Ginnie Mae and the Securitization of Federally Guaranteed Mortgages
Report
CBO describes the securitization programs of the Government National Mortgage Association (Ginnie Mae) and compares its baseline budget projections for Ginnie Mae with outcomes under a scenario of severe economic stress.
The Government National Mortgage Association (Ginnie Mae), a part of the Department of Housing and Urban Development, works to attract capital to the market for federally insured mortgages. It does so by guaranteeing the timely payment of principal and interest on mortgage-backed securities (MBSs) that private financial institutions create from mortgages that are insured or guaranteed by other federal programs.
Ginnie Mae’s guarantee operations have increased significantly in recent years. In addition, the types of mortgages included in the MBSs that Ginnie Mae guarantees—and the types of lenders that issue those MBSs—have shifted in ways that could increase Ginnie Mae’s exposure to the risk of losses on its guarantees.

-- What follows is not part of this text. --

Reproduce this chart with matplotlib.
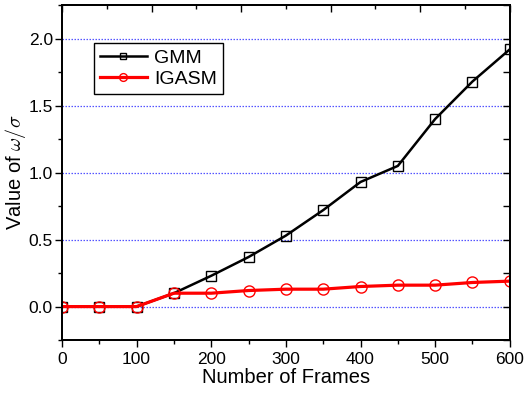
import matplotlib
matplotlib.use("Agg")
import matplotlib.pyplot as plt
from matplotlib.ticker import MultipleLocator, FormatStrFormatter

# data
frames = [0, 50, 100, 150, 200, 250, 300, 350, 400, 450, 500, 550, 600]
gmm = [0.0, 0.0, 0.0, 0.10, 0.23, 0.37, 0.53, 0.72, 0.93, 1.05, 1.40, 1.68, 1.92]
igasm = [0.0, 0.0, 0.0, 0.10, 0.10, 0.12, 0.13, 0.13, 0.15, 0.16, 0.16, 0.18, 0.19]

plt.rcParams["font.family"] = ["Liberation Sans", "DejaVu Sans"]
plt.rcParams["mathtext.fontset"] = "cm"

fig = plt.figure(figsize=(5.25, 3.95), dpi=100)
ax = fig.add_axes([0.118, 0.139, 0.853, 0.848])

ax.plot(frames, gmm, color="black", lw=1.8, marker="s", ms=7,
        mfc="none", mec="black", mew=1.0, label="GMM", zorder=3)
ax.plot(frames, igasm, color="red", lw=2.3, marker="o", ms=8,
        mfc="none", mec="red", mew=1.0, label="IGASM", zorder=4)

ax.set_xlim(0, 600)
ax.set_ylim(-0.25, 2.25)
ax.xaxis.set_major_locator(MultipleLocator(100))
ax.xaxis.set_minor_locator(MultipleLocator(50))
ax.yaxis.set_major_locator(MultipleLocator(0.5))
ax.yaxis.set_minor_locator(MultipleLocator(0.25))
ax.yaxis.set_major_formatter(FormatStrFormatter("%.1f"))

ax.tick_params(which="major", direction="out", length=5, width=1, labelsize=12.5)
ax.tick_params(which="minor", direction="out", length=3, width=1)
ax.tick_params(axis="y", which="major", pad=1.5)

# right side: inward ticks, no labels
right = ax.twinx()
right.set_ylim(-0.25, 2.25)
right.yaxis.set_major_locator(MultipleLocator(0.5))
right.yaxis.set_minor_locator(MultipleLocator(0.25))
right.tick_params(which="major", direction="in", length=5, width=1, labelright=False)
right.tick_params(which="minor", direction="in", length=5, width=1)

# top axis has its own tick spacing
top = ax.twiny()
top.set_xlim(0, 600)
top.xaxis.set_major_locator(MultipleLocator(120))
top.xaxis.set_minor_locator(MultipleLocator(60))
top.tick_params(which="major", direction="in", length=5, width=1, labeltop=False)
top.tick_params(which="minor", direction="in", length=3, width=1)

for a in (ax, right, top):
    for s in a.spines.values():
        s.set_linewidth(1.2)

ax.grid(axis="y", which="major", color="#5555ff", linestyle=(0, (1.2, 1.2)), lw=0.9)
ax.set_axisbelow(True)

ax.set_xlabel("Number of Frames", fontsize=14.5, labelpad=1)
ax.set_ylabel(r"Value of $\omega/\sigma$", fontsize=14.5)
ax.yaxis.set_label_coords(-0.075, 0.5)

leg = ax.legend(loc="upper left", bbox_to_anchor=(0.05, 0.915), fontsize=14,
                markerscale=0.7, handlelength=2.4, frameon=True, fancybox=False,
                edgecolor="black", framealpha=1, borderpad=0.3, labelspacing=0.2,
                handletextpad=0.4)
leg.get_frame().set_linewidth(1.0)

fig.savefig("out.png", dpi=100)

In this report, the Congressional Budget Office provides an overview of its baseline budget projections for Ginnie Mae and analyzes a scenario in which Ginnie Mae could be exposed to losses in a period of severe economic stress.
In its July 2021 baseline, CBO estimates that new guarantees issued by Ginnie Mae in 2022 will produce a budgetary savings of $2.2 billion in that year (using the measures for the cost of federal credit programs specified in the Federal Credit Reform Act).
In the stress scenario—which represents the worst 1 percent of potential economic outcomes over the coming decade—financial institutions that issue Ginnie Mae–backed MBSs would fail at higher-than-expected rates. Losses on the mortgages underlying those securities would also be larger than expected. Under that scenario, Ginnie Mae’s new guarantees in 2022 would not produce budgetary savings but instead would increase the deficit by $3.0 billion in that year, CBO estimates.